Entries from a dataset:
[START]

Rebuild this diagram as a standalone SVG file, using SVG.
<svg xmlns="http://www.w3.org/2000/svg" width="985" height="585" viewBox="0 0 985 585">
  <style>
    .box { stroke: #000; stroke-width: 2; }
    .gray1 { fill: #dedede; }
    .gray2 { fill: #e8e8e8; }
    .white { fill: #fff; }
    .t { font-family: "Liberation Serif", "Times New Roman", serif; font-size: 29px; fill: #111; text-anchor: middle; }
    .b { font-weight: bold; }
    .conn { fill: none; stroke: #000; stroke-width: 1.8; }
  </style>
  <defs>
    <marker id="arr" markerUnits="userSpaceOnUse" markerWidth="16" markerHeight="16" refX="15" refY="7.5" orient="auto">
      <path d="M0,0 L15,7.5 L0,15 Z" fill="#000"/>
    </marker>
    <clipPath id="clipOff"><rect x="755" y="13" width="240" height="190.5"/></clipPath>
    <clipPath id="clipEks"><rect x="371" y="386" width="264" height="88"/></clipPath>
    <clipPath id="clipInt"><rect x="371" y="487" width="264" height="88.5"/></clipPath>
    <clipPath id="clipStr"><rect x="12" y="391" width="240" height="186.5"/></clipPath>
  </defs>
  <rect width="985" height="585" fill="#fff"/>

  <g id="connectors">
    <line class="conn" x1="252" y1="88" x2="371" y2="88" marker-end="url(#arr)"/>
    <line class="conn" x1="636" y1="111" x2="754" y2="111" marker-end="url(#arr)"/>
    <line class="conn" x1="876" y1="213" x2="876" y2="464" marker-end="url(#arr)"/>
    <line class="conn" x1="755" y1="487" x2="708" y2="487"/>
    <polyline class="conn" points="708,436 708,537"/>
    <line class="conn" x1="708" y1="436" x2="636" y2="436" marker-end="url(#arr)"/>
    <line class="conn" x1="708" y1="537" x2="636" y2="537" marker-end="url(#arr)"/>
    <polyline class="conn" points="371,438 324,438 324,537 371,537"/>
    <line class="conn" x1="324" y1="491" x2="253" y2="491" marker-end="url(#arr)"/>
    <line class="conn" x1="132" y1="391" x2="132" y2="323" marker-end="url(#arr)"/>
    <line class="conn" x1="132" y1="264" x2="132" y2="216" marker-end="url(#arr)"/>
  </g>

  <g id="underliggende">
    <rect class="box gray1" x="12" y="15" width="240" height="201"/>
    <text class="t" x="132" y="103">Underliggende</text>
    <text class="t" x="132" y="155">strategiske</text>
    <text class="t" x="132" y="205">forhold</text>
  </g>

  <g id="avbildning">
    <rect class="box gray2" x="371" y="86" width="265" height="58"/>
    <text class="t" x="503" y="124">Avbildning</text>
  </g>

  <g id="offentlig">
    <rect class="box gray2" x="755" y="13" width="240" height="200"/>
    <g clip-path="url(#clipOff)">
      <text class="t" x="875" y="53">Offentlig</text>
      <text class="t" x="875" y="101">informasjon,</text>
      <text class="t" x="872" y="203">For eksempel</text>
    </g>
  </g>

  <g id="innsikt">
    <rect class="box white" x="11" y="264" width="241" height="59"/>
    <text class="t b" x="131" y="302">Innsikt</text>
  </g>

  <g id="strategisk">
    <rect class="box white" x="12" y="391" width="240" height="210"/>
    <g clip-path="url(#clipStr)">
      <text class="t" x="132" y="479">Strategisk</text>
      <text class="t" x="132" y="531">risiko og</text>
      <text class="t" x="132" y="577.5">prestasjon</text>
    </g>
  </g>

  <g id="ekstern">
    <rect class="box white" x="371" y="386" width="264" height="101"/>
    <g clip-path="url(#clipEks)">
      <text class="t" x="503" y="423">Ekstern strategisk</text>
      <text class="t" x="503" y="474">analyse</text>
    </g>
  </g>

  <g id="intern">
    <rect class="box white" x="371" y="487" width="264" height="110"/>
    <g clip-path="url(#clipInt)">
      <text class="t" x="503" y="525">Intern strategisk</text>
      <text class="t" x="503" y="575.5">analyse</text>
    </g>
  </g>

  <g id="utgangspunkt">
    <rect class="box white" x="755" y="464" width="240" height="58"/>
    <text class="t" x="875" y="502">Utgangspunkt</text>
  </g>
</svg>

[END]
[START]

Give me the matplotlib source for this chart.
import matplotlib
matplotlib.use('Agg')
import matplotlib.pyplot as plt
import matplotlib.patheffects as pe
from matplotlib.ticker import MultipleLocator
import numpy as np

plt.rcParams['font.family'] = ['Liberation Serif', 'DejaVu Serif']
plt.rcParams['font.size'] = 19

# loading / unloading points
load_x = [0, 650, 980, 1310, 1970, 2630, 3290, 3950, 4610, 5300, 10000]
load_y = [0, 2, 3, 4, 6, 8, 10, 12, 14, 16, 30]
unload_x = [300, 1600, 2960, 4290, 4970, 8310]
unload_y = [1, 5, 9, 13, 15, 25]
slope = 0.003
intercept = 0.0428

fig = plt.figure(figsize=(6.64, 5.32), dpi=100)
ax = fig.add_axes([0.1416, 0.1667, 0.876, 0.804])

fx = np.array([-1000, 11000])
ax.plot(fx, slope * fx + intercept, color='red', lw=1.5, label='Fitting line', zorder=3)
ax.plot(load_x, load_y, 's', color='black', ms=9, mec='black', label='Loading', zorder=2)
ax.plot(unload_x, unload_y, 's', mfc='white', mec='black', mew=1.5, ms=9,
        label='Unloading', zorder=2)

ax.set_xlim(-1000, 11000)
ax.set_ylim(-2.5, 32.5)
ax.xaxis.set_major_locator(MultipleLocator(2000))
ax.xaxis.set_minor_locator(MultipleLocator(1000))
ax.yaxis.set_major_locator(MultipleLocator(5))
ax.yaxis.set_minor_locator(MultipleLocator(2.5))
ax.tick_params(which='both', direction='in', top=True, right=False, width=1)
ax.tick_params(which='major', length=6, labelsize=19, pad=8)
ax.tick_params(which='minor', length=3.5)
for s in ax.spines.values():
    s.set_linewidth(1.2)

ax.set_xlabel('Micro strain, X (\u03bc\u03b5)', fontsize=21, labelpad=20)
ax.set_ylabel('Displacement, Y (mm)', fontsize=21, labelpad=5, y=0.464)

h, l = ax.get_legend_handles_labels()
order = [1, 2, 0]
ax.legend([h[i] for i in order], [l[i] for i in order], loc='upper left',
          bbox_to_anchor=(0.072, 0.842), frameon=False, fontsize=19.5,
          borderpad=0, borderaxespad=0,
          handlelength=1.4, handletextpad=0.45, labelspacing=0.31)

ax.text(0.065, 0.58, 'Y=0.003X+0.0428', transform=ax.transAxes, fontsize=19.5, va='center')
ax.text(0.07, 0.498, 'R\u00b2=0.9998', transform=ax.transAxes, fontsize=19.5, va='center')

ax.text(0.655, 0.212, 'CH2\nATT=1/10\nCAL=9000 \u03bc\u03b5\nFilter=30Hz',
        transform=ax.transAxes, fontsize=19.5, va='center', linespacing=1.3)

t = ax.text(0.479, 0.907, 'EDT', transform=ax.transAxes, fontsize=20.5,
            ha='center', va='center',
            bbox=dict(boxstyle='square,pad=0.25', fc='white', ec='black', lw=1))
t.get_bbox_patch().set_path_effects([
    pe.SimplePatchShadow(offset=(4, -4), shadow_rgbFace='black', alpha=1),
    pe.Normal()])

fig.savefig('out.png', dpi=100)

[END]

* REQUIRED TASK
Identify each line of the material where the word "matplotlib" shows up, and copy it.

* TASK SOLUTION
Give me the matplotlib source for this chart.
import matplotlib
matplotlib.use('Agg')
import matplotlib.pyplot as plt
import matplotlib.patheffects as pe
from matplotlib.ticker import MultipleLocator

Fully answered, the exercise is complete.